Bolsonaro Dismisses Amazon Deforestation as ‘Cultural’
Olivia Rosane Nov. 22, 2019 08:26AM
Despite
confirmation this week that the deforestation rate in the Amazon rainforest is
at its highest in more than a decade, far-right Brazilian President Jair
Bolsonaro refuses to take the problem seriously.
When
confronted with findings from Brazil's National Institute for Space Research
(INPE) that deforestation between August 2018 and July 2019 was at its highest
rate since 2008, Bolsonaro wrote them off as inevitable.
"Deforestation
and fires will never end," Bolsonaro told reporters in Brasilia Wednesday,
according to The Washington Post. "It's cultural."
Former INPE
researcher and member of the Brazilian Academy of Sciences Carlos Nobre told
Folha De S. Paulo that there had been a persistent culture of deforestation in
Brazil since the arrival of the Portuguese. He noted that during the military
dictatorship that governed Brazil from the 1960s to the 1980s, land donated by the
government was cleared in order to obtain agricultural loans from the Bank of
Brazil.
But
cultural doesn't mean unchangeable. The Washington Post noted that a high
deforestation rate in the 1990s declined when Brazil's environmental agency
IBAMA began to actively fight illegal mining and logging in the forest.

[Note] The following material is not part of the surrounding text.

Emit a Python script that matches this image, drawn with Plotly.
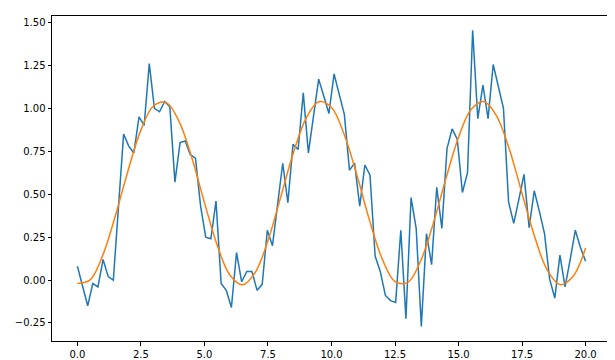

Bolsonaro, however, campaigned on a promise to open the Amazon to development,
and critics say he has weakened enforcement. Despite a year marked by
environmental catastrophes including record fires in the Amazon and a
devastating oil spill, IBAMA handed out its lowest number of fines since 2000
from January to September of Bolsonaro's first year in office.
"About
90 percent of the destruction of the forest occurs illegally," Marcio
Astrini, public policy coordinator at Greenpeace Brazil, told The Washington
Post. "Therefore, the only cultural aspect of deforestation in the Amazon
is the culture of forest crime, which the government does not seem to want to
confront."
Bolsonaro's
remarks also ignore other cultures in Brazil that rely on the forest for their
way of life: the region's indigenous communities that are also threatened by
Bolsonaro's pro-development rhetoric. Indigenous forest guardian Paulo Paulino
Guajajara was murdered by illegal loggers earlier this month, and advocates say
the blame ultimately lies with Bolsonaro's promises to open indigenous reserves
to industry.
"President
Bolsonaro wants to destroy the indigenous peoples of Brazil. His racism and
hate encourage miners and loggers to invade our territories and kill our
people. Well, I've got news for him – we love our lands much more than he hates
us, and we will never allow him to destroy us, or the forests we have protected
for so long," Sonia Guajajara, the Executive Coordinator of the
Association of Indigenous Peoples of Brazil (APIB), said at a protest this
month reported by Survival International.
Bolsonaro's
remarks contradict other members of his government, who have pledged to tackle
deforestation following the release of the latest INPE figures.
Environment
Minister Ricardo Salles promised to fight illegal forest clearing, and
Institutional Security Minister General Augusto Heleno Pereira echoed that
commitment during an interview in Brasilia, Bloomberg News reported Thursday.
"We
are already preparing a stronger policy to contain fires," Heleno said. "Everybody
is convinced we must tighten enforcement."